What is required:
Lines that hold the word "this" should be located and copied.

Input data:
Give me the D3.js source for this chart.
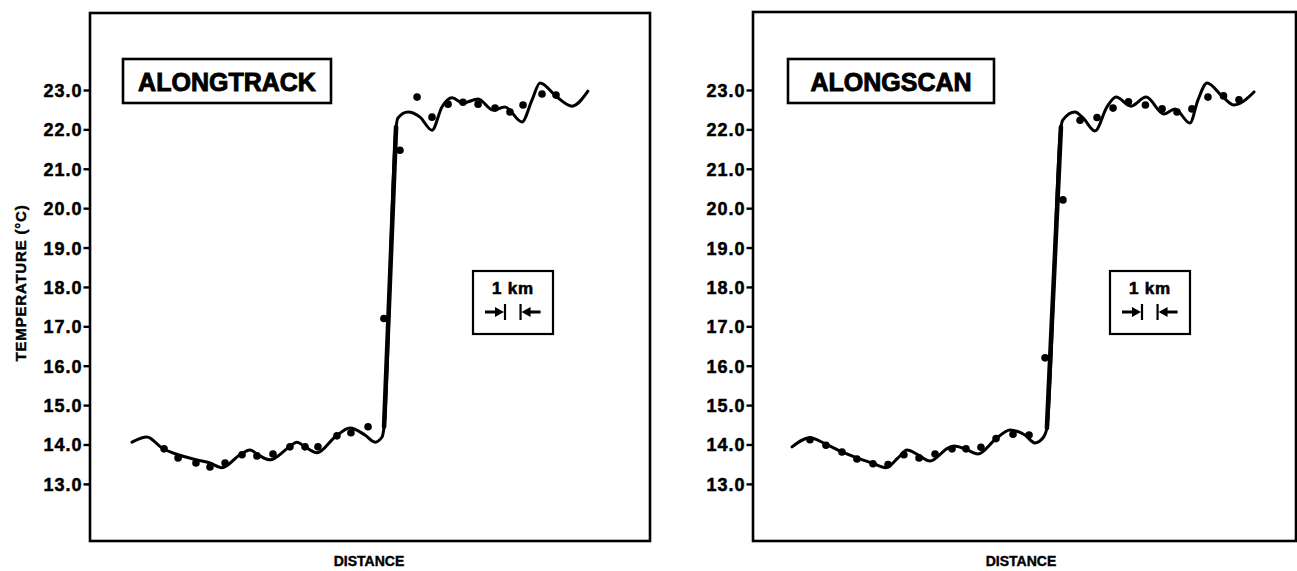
---
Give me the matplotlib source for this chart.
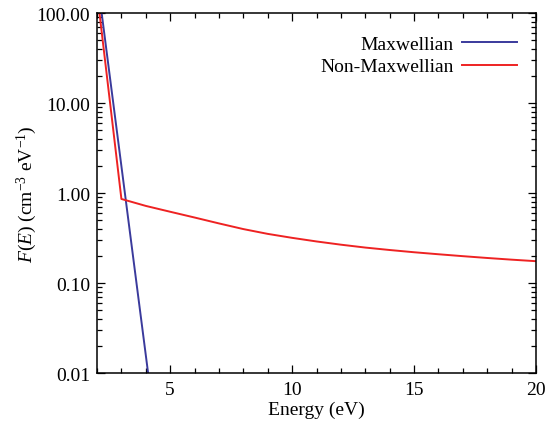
---
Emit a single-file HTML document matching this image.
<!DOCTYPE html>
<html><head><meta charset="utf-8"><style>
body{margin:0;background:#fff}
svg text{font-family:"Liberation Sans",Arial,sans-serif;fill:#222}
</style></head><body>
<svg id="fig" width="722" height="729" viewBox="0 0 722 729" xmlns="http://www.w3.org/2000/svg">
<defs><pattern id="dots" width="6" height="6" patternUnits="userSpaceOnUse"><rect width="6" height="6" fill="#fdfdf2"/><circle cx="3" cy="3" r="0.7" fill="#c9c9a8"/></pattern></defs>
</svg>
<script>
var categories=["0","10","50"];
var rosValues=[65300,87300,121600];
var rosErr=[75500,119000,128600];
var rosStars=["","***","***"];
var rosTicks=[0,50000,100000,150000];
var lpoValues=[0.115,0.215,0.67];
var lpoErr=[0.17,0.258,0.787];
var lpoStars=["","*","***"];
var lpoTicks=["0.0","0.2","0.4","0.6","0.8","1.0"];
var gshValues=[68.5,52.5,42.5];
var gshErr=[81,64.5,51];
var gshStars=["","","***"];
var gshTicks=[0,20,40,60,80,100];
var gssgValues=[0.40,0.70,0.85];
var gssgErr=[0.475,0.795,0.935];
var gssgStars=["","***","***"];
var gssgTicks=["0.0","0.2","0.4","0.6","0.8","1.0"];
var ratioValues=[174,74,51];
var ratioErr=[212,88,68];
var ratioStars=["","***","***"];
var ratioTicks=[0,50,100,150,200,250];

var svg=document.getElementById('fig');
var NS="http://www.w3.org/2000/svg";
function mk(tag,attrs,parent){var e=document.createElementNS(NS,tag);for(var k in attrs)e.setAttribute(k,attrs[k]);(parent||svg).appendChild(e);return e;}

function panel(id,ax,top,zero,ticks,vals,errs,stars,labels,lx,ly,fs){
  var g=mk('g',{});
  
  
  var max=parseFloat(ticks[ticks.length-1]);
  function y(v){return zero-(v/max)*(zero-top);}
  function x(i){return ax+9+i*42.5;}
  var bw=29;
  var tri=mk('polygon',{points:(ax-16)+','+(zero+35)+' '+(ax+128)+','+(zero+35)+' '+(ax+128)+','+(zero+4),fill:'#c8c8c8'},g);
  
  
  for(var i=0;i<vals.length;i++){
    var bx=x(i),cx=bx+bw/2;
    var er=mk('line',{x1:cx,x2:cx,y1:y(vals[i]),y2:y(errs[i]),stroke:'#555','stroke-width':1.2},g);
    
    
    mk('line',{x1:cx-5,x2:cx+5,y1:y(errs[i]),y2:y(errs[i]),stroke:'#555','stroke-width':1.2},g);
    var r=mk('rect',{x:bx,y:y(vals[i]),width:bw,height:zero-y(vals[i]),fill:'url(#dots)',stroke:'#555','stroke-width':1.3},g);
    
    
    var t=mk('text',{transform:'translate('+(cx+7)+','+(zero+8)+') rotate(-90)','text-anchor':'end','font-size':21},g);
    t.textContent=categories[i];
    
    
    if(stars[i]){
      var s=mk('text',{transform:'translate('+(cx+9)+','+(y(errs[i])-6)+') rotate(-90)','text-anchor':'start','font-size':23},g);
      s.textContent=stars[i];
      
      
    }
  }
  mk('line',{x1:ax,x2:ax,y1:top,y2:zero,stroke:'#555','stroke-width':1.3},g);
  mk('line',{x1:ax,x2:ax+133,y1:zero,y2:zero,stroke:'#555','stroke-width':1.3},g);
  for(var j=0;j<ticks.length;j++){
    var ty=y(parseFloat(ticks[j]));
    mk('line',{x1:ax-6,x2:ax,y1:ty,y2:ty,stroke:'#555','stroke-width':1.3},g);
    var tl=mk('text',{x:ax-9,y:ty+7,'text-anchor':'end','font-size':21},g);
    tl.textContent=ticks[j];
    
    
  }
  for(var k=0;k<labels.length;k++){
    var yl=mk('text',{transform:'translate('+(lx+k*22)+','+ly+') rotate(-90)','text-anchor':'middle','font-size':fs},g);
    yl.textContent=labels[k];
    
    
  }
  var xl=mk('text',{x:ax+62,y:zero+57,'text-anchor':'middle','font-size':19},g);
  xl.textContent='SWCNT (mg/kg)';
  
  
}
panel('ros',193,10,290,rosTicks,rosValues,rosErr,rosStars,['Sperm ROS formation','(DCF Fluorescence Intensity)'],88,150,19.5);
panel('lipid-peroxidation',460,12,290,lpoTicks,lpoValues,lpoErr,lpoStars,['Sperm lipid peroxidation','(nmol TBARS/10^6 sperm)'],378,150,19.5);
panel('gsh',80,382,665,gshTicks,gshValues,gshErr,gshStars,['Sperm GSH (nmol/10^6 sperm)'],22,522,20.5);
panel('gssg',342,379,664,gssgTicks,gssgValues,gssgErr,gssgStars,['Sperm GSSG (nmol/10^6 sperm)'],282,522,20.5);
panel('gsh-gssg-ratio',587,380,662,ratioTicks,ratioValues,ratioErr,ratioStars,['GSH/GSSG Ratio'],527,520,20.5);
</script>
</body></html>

Exercise output:
Give me the D3.js source for this chart.
Give me the matplotlib source for this chart.
Emit a single-file HTML document matching this image.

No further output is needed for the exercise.